Because of its conversational format, Conversations with Economisits is a book you can profitably browse through. Pick it up, turn to any page, and if you have any interest at all in economics you'll probably find yourself reading on. One endlessly fascinating theme in the book is the relationship between those various economic models and "reality." Many people believe--indeed many economists believe--that economic theories are too often accepted on the basis of their methodological sophistication, and without regard to their underlying factual assumptions. Yet Klamer's conversations show his economists worrying a lot about reality.
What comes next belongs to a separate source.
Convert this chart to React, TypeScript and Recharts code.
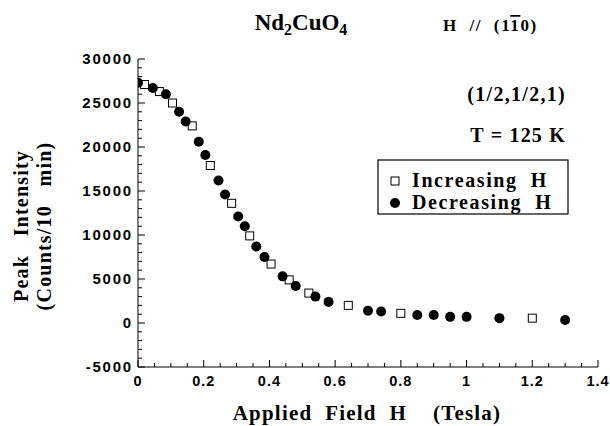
import React from 'react';
import { ScatterChart, Scatter, XAxis, YAxis } from 'recharts';

// Increasing H (open squares)
const incField = [0.02, 0.065, 0.105, 0.165, 0.22, 0.285, 0.34, 0.405, 0.46, 0.52, 0.64, 0.8, 1.2];
const incIntensity = [27100, 26300, 25000, 22400, 17900, 13600, 9900, 6700, 4900, 3400, 2000, 1100, 550];

// Decreasing H (filled circles)
const decField = [0.0, 0.045, 0.085, 0.125, 0.145, 0.185, 0.205, 0.245, 0.265, 0.305, 0.325, 0.36, 0.385, 0.44, 0.48, 0.54, 0.58, 0.7, 0.74, 0.85, 0.9, 0.95, 1.0, 1.1, 1.3];
const decIntensity = [27300, 26700, 26000, 24000, 22900, 20600, 19100, 16200, 14600, 12100, 11000, 8700, 7500, 5300, 4200, 3000, 2400, 1400, 1300, 900, 900, 700, 700, 550, 350];

const xMajorTicks = [0, 0.2, 0.4, 0.6, 0.8, 1, 1.2, 1.4];
const xMinorTicks = [0.05, 0.1, 0.15, 0.25, 0.3, 0.35, 0.45, 0.5, 0.55, 0.65, 0.7, 0.75, 0.85, 0.9, 0.95, 1.05, 1.1, 1.15, 1.25, 1.3, 1.35];
const yMajorTicks = [-5000, 0, 5000, 10000, 15000, 20000, 25000, 30000];
const yMinorStep = 1000;

const yMinorTicks: number[] = [];
for (let v = -5000; v <= 30000; v += yMinorStep) if (!yMajorTicks.includes(v)) yMinorTicks.push(v);
const xTicks = [...xMajorTicks, ...xMinorTicks].sort((a, b) => a - b);
const yTicks = [...yMajorTicks, ...yMinorTicks].sort((a, b) => a - b);

const incData = incField.map((x, i) => ({ x, y: incIntensity[i] }));
const decData = decField.map((x, i) => ({ x, y: decIntensity[i] }));

const isMajorX = (v: number) => xMajorTicks.some((m) => Math.abs(m - v) < 1e-6);
const isMajorY = (v: number) => yMajorTicks.includes(v);

const yTickFont = { fontFamily: '"Liberation Sans", Arial, sans-serif', fontWeight: 700, fontSize: 15, letterSpacing: 1.8 } as const;
const xTickFont = { fontFamily: '"Liberation Sans", Arial, sans-serif', fontWeight: 700, fontSize: 14.5, letterSpacing: 1 } as const;
const serif = '"Liberation Serif", "Times New Roman", serif';

const XTickBottom = (props: any) => {
  const { x, y, payload } = props;
  const major = isMajorX(payload.value);
  return (
    <g>
      <line x1={x} y1={y} x2={x} y2={y - (major ? 7 : 4)} stroke="#000" strokeWidth={1} />
      {major && (
        <text x={x} y={y + 19} textAnchor="middle" fill="#000" style={xTickFont}>
          {String(payload.value)}
        </text>
      )}
    </g>
  );
};
const XTickTop = (props: any) => {
  const { x, y, payload } = props;
  const major = isMajorX(payload.value);
  return <line x1={x} y1={y} x2={x} y2={y + (major ? 7 : 4)} stroke="#000" strokeWidth={1} />;
};
const YTickLeft = (props: any) => {
  const { x, y, payload } = props;
  const major = isMajorY(payload.value);
  return (
    <g>
      <line x1={x} y1={y} x2={x + (major ? 7 : 4)} y2={y} stroke="#000" strokeWidth={1} />
      {major && (
        <text x={x - 5} y={y + 5} textAnchor="end" fill="#000" style={yTickFont}>
          {String(payload.value)}
        </text>
      )}
    </g>
  );
};
const YTickRight = (props: any) => {
  const { x, y, payload } = props;
  const major = isMajorY(payload.value);
  return <line x1={x} y1={y} x2={x - (major ? 7 : 4)} y2={y} stroke="#000" strokeWidth={1} />;
};

const SquareShape = (props: any) => {
  const { cx, cy } = props;
  return <rect x={cx - 4} y={cy - 4} width={8} height={8} fill="#fff" stroke="#000" strokeWidth={1} />;
};
const CircleShape = (props: any) => {
  const { cx, cy } = props;
  return <circle cx={cx} cy={cy} r={5} fill="#000" stroke="none" />;
};

export default function App() {
  const W = 610;
  const H = 426;
  return (
    <div style={{ position: 'absolute', left: 0, top: 0, width: W, height: H, background: '#fff' }}>
      <ScatterChart width={W} height={H} margin={{ top: 59, right: 12, bottom: 0, left: 0 }}>
        <XAxis
          xAxisId="b"
          type="number"
          dataKey="x"
          domain={[0, 1.4]}
          ticks={xTicks}
          interval={0}
          height={59}
          tickSize={0}
          tickMargin={0}
          tickLine={false}
          axisLine={{ stroke: '#000', strokeWidth: 1 }}
          tick={<XTickBottom />}
          allowDataOverflow
        />
        <XAxis
          xAxisId="t"
          orientation="top"
          type="number"
          domain={[0, 1.4]}
          ticks={xTicks}
          interval={0}
          height={0}
          tickSize={0}
          tickMargin={0}
          tickLine={false}
          axisLine={{ stroke: '#000', strokeWidth: 1 }}
          tick={<XTickTop />}
          allowDataOverflow
        />
        <YAxis
          yAxisId="l"
          type="number"
          dataKey="y"
          domain={[-5000, 30000]}
          ticks={yTicks}
          interval={0}
          width={138}
          tickSize={0}
          tickMargin={0}
          tickLine={false}
          axisLine={{ stroke: '#000', strokeWidth: 1 }}
          tick={<YTickLeft />}
          allowDataOverflow
        />
        <YAxis
          yAxisId="r"
          orientation="right"
          type="number"
          domain={[-5000, 30000]}
          ticks={yTicks}
          interval={0}
          width={0}
          tickSize={0}
          tickMargin={0}
          tickLine={false}
          axisLine={{ stroke: '#000', strokeWidth: 1 }}
          tick={<YTickRight />}
          allowDataOverflow
        />
        <Scatter name="Increasing H" data={incData} xAxisId="b" yAxisId="l" shape={<SquareShape />} isAnimationActive={false} />
        <Scatter name="Decreasing H" data={decData} xAxisId="b" yAxisId="l" shape={<CircleShape />} isAnimationActive={false} />
      </ScatterChart>
      <svg width={W} height={H} style={{ position: 'absolute', left: 0, top: 0, pointerEvents: 'none' }}>
        <g fontFamily={serif} fontWeight={700} fill="#000">
          <text x={301} y={30} textAnchor="middle" fontSize={23}>
            Nd<tspan fontSize={16} dy={5}>2</tspan>
            <tspan dy={-5}>CuO</tspan>
            <tspan fontSize={16} dy={5}>4</tspan>
          </text>
          <text x={443} y={31} fontSize={17} letterSpacing={1.6} style={{ whiteSpace: 'pre' }}>
            {'H  //  (1'}
            <tspan style={{ textDecoration: 'overline' }}>1</tspan>
            {'0)'}
          </text>
          <text x={566} y={101} textAnchor="end" fontSize={20} letterSpacing={1.3}>(1/2,1/2,1)</text>
          <text x={566} y={142} textAnchor="end" fontSize={20} letterSpacing={1.2} style={{ whiteSpace: 'pre' }}>{'T = 125 K'}</text>
          <rect x={378} y={160} width={190} height={54} fill="#fff" stroke="#000" strokeWidth={1.2} />
          <rect x={391} y={177} width={8} height={8} fill="#fff" stroke="#000" strokeWidth={1} />
          <text x={412} y={187} fontSize={20} letterSpacing={1.6} style={{ whiteSpace: 'pre' }}>{'Increasing  H'}</text>
          <circle cx={395} cy={203} r={5} fill="#000" />
          <text x={412} y={209} fontSize={20} letterSpacing={1.6} style={{ whiteSpace: 'pre' }}>{'Decreasing  H'}</text>
          <text x={367} y={420} textAnchor="middle" fontSize={21} letterSpacing={1.2} style={{ whiteSpace: 'pre' }}>
            {'Applied  Field  H    (Tesla)'}
          </text>
          <text transform="translate(28,226) rotate(-90)" textAnchor="middle" fontSize={20} letterSpacing={1.2} style={{ whiteSpace: 'pre' }}>
            {'Peak   Intensity'}
          </text>
          <text transform="translate(51,226) rotate(-90)" textAnchor="middle" fontSize={20} letterSpacing={1.2} style={{ whiteSpace: 'pre' }}>
            {'(Counts/10   min)'}
          </text>
        </g>
      </svg>
    </div>
  );
}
Lucas, the best-known proponent of "rational expectations," confesses at one point: "Sometimes I get so deep into a problem that I just lose the ability to hang on to all the pieces, and start being afraid that I'm thinking about everything in the wrong way. I read criticisms of my work that seem to me important, pointing up serious deficiences in these models."
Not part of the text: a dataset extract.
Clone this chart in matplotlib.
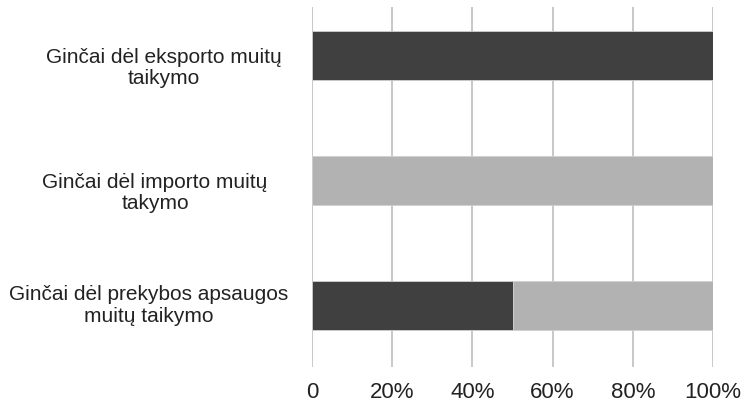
import matplotlib
matplotlib.use("Agg")
import matplotlib.pyplot as plt
from matplotlib.transforms import blended_transform_factory

plt.rcParams['font.family'] = ['Liberation Sans', 'DejaVu Sans']

categories = [
    "Ginčai dėl prekybos apsaugos\nmuitų taikymo",
    "Ginčai dėl importo muitų\ntakymo",
    "Ginčai dėl eksporto muitų\ntaikymo",
]
dark_values = [50, 0, 100]
light_values = [50, 100, 0]
tick_values = [0, 20, 40, 60, 80, 100]
tick_labels = ["0", "20%", "40%", "60%", "80%", "100%"]

W, H = 745, 404
fig = plt.figure(figsize=(W / 100, H / 100), dpi=100)
ax = fig.add_axes([312 / W, 1 - 367 / H, (713 - 312) / W, (367 - 7) / H])

ypos = list(range(len(categories)))
ax.barh(ypos, dark_values, height=0.39, color="#404040", edgecolor="#d0d0d0", linewidth=0.6, zorder=3)
ax.barh(ypos, light_values, left=dark_values, height=0.39, color="#b2b2b2", edgecolor="#d0d0d0", linewidth=0.6, zorder=3)

ax.set_xlim(0, 100)
ax.set_ylim(-0.492, 2.388)
ax.set_xticks(tick_values)
ax.set_xticklabels(tick_labels, fontsize=16, color="#222222")
ax.tick_params(axis='x', length=0, pad=11)
ax.set_yticks([])
for s in ax.spines.values():
    s.set_visible(False)
ax.grid(axis='x', color="#c4c4c4", linewidth=1.3, zorder=0)

label_x = [149 / W, 155 / W, 164 / W]
label_dy = [0.0, -0.1, -0.1]
trans = blended_transform_factory(fig.transFigure, ax.transData)
for i, lab in enumerate(categories):
    ax.text(label_x[i], ypos[i] + label_dy[i], lab, transform=trans, ha='center', va='center',
            multialignment='center', fontsize=15, color="#222222", linespacing=1.15)

fig.savefig("out.png", dpi=100)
Lucas then adds that he has a "general confidence" that the criticisms don't really undermine his work, "although I don't know why." Like a lot of other social scientists, economists depend in the end on gut feelings about where the truth lies, and it's refreshing to see some of them acknowledging this.
As Klamer observes in a useful introductory chapter which offers a fast guide to the main points at issue in modern economics, the vision of reality being put forward by the rational expectations school represents a fundamental challenge to other academic models. Lucas and his occasional collaborator Thomas Sargent (of the University of Minnesota) argue that people act as if they're using all available information in trying to anticipate the future, including even the information built into quite sophisticated econometric models; if the argument is valid, then Keynesian interventions won't have the intended effect. As Sargent puts it, individuals can always foil the interventionists by changing their own strategies when the government changes its strategy.
The Keynesians represented in Conversations — they include Solow, Franco Modigliani (MIT), Alan Blinder (Princeton), John Taylor (Harvard), and James Tobin (Yale) — have naturally not been kind to rational expectations. They deride the view that ordinary consumers will develop expectations consistent with elaborate theoretical models.